Go through the entries and say how many lines contain the string "file". The number is the whole answer.

━━━ Material for the task

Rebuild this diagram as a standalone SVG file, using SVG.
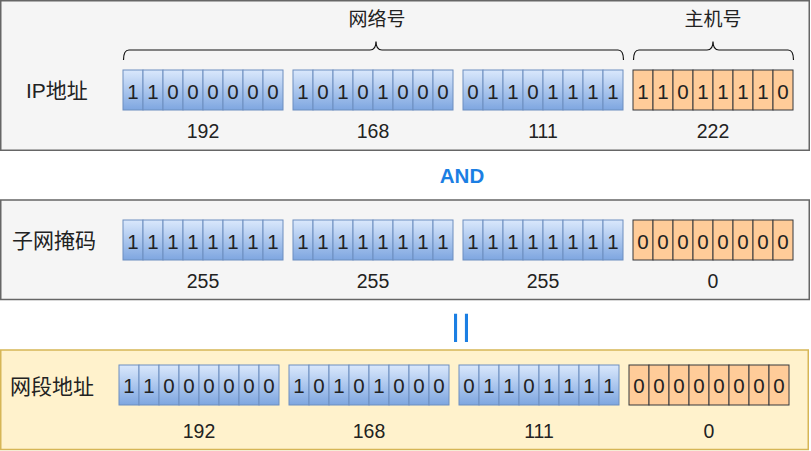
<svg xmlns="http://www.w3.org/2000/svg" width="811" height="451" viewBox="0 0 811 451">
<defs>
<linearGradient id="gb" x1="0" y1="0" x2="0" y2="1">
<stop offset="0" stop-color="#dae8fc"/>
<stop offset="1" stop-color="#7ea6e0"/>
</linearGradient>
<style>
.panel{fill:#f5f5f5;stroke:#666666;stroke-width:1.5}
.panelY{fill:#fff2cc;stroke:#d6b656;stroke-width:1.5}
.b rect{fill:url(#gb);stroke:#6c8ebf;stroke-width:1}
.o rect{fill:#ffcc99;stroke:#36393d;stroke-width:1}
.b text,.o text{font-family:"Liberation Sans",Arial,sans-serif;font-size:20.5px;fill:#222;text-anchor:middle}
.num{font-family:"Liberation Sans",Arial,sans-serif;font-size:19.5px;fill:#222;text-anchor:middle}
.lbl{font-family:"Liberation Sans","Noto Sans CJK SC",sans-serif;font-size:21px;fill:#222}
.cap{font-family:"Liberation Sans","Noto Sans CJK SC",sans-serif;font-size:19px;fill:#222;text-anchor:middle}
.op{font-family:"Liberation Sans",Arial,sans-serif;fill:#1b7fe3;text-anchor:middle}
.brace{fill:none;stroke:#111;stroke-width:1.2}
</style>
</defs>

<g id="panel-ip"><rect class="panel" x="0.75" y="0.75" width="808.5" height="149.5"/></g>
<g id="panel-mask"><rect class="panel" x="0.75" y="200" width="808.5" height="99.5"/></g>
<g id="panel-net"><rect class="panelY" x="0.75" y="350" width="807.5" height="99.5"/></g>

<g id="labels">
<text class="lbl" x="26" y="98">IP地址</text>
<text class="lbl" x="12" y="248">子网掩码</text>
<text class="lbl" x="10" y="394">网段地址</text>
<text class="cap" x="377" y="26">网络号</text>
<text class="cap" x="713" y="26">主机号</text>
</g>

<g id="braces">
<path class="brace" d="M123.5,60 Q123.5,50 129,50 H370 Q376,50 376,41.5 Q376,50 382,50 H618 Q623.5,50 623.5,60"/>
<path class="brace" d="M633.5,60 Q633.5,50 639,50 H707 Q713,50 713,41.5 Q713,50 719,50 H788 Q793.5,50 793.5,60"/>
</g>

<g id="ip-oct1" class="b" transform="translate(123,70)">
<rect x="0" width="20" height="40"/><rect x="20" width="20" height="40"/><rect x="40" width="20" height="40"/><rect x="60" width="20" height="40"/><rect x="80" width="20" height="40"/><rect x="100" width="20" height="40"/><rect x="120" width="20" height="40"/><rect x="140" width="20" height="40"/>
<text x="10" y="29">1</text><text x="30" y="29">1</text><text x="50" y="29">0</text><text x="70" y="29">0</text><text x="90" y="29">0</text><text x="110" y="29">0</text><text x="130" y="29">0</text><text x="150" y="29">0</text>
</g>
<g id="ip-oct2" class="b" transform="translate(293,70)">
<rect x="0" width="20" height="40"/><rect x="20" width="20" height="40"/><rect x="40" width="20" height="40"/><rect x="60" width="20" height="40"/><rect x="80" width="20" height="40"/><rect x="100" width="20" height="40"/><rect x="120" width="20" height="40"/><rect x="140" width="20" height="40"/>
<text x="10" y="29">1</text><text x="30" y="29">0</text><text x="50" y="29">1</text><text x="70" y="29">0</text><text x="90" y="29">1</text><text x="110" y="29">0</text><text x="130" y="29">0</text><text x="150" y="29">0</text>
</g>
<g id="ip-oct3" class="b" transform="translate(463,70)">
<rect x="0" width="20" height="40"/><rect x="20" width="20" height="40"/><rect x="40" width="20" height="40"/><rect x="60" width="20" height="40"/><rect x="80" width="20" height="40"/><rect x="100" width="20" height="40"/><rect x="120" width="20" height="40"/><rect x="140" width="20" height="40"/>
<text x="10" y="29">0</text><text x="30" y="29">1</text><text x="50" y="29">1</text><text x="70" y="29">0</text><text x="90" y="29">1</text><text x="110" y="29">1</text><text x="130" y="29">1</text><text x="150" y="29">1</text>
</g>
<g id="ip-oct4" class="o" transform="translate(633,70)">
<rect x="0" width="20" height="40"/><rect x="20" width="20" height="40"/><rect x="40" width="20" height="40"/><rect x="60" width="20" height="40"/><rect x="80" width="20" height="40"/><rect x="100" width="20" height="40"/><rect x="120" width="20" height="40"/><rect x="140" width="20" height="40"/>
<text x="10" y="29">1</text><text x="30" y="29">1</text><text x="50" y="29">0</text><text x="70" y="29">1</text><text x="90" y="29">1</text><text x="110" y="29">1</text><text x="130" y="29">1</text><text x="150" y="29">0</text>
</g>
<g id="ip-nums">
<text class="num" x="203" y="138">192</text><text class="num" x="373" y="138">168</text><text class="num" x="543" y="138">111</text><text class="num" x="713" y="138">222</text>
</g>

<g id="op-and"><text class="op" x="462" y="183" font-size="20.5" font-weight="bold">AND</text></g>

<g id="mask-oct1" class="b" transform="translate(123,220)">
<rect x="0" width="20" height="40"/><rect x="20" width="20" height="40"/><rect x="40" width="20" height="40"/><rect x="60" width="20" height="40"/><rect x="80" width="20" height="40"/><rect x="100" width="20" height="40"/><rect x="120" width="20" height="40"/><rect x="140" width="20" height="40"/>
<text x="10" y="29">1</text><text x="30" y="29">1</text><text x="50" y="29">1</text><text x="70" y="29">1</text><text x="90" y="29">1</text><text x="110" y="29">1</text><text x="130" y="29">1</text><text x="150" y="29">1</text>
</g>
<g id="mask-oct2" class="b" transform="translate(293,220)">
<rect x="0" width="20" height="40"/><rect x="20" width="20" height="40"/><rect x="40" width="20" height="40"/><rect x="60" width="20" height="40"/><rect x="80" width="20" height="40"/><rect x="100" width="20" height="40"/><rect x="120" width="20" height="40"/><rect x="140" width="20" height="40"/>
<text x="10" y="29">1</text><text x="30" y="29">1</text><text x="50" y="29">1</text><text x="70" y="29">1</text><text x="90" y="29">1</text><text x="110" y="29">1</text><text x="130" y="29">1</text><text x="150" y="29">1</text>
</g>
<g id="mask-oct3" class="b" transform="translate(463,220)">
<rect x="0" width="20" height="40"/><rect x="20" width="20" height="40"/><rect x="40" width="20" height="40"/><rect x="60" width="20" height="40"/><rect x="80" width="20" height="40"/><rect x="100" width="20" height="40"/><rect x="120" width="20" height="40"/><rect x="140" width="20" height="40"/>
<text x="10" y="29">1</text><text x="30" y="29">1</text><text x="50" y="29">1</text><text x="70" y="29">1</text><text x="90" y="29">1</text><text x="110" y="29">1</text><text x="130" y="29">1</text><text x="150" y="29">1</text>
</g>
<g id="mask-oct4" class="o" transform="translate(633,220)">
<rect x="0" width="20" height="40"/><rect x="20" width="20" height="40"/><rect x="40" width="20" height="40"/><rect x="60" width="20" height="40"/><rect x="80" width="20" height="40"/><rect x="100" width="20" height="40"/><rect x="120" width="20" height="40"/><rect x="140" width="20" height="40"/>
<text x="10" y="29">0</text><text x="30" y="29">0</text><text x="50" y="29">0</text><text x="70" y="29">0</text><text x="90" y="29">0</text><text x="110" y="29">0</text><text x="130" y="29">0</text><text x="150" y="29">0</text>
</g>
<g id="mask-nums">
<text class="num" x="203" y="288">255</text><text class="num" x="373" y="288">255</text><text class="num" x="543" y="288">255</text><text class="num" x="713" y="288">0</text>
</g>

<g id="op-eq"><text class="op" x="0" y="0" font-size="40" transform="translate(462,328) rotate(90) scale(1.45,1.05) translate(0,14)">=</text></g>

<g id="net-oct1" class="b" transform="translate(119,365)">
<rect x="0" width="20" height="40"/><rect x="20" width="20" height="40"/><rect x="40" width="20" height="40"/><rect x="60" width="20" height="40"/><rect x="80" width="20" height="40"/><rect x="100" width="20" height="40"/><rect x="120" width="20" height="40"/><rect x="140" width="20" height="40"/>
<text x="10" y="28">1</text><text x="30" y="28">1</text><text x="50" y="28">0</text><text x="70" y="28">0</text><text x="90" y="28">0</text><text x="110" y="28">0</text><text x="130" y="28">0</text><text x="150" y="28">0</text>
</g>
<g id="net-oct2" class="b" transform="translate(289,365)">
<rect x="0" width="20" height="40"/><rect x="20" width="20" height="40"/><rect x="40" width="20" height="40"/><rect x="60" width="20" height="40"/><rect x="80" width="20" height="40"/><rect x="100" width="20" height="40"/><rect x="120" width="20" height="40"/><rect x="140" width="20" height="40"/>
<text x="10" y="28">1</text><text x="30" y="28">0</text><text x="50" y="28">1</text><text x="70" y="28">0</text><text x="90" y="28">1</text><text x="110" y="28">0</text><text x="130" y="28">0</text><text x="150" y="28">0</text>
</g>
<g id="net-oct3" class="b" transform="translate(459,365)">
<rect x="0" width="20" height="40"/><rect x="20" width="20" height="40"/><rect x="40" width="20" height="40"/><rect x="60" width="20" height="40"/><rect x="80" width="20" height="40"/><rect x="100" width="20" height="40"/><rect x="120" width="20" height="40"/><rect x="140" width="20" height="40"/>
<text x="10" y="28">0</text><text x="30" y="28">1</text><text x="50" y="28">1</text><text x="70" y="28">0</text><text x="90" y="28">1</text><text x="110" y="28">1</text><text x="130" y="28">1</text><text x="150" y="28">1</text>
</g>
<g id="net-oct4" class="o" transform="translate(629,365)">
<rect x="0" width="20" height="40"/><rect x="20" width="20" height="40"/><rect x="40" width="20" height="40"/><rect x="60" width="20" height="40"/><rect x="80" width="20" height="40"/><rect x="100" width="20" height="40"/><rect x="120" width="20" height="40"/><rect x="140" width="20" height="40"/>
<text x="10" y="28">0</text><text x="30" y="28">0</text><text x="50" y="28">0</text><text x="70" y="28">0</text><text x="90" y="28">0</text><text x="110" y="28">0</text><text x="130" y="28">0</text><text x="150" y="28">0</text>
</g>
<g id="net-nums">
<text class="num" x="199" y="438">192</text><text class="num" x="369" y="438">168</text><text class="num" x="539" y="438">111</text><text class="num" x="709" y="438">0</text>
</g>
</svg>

━━━━━━
━━━ Material for the task

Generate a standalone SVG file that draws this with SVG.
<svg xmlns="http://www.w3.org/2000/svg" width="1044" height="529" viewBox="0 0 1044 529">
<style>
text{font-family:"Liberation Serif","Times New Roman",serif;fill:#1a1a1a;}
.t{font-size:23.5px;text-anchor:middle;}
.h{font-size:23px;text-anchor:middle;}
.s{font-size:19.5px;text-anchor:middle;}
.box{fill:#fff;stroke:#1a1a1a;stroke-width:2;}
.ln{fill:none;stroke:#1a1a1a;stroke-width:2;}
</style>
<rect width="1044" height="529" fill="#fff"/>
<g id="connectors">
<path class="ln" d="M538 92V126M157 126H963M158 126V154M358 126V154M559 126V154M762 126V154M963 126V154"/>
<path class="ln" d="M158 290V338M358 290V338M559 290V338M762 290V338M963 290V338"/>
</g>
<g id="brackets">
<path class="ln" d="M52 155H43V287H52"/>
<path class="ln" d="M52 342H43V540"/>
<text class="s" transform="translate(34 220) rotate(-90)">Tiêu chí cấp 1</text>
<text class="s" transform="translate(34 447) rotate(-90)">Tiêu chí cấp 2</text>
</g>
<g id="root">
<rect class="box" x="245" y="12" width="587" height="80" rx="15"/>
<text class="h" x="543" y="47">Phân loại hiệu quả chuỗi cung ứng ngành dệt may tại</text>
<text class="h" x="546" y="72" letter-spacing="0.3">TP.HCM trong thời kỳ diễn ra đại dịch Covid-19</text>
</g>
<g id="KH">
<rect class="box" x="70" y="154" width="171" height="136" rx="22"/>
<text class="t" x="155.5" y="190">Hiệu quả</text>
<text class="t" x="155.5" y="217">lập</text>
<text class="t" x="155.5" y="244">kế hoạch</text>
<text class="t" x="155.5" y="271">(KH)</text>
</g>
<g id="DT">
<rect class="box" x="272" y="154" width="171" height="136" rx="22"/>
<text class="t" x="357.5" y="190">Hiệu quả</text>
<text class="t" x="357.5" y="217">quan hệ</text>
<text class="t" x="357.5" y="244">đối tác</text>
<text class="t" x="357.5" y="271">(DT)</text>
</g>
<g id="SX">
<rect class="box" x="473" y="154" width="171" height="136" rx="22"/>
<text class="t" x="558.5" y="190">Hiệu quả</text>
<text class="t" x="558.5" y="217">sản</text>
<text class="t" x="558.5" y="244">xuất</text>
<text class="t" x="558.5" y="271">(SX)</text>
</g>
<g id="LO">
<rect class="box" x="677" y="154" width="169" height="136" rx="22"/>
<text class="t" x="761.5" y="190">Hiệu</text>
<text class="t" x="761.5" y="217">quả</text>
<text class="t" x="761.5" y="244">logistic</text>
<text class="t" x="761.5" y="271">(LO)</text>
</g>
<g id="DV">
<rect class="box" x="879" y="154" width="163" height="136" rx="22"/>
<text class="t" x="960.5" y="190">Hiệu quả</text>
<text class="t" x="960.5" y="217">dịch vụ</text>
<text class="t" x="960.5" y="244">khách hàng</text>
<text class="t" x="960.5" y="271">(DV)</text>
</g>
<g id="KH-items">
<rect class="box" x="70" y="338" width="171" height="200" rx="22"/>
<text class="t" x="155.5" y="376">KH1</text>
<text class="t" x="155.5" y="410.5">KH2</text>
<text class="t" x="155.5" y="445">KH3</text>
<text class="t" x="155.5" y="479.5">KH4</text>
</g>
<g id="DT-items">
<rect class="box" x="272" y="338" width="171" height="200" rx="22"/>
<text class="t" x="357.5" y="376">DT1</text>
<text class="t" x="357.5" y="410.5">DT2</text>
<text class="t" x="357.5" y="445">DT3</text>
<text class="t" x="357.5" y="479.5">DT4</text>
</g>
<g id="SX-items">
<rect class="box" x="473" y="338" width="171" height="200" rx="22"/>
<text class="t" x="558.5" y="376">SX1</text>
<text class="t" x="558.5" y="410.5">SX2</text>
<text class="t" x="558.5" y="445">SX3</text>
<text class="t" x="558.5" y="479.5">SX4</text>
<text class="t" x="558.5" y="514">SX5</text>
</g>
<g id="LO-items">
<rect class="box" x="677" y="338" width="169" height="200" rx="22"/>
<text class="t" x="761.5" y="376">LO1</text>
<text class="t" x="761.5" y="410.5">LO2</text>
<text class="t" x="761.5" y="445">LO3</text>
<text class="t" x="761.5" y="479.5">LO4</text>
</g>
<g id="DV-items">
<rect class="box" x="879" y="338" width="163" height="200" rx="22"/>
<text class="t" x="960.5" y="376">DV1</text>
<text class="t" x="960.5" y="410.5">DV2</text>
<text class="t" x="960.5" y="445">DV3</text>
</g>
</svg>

━━━━━━

[Answer for the task] 2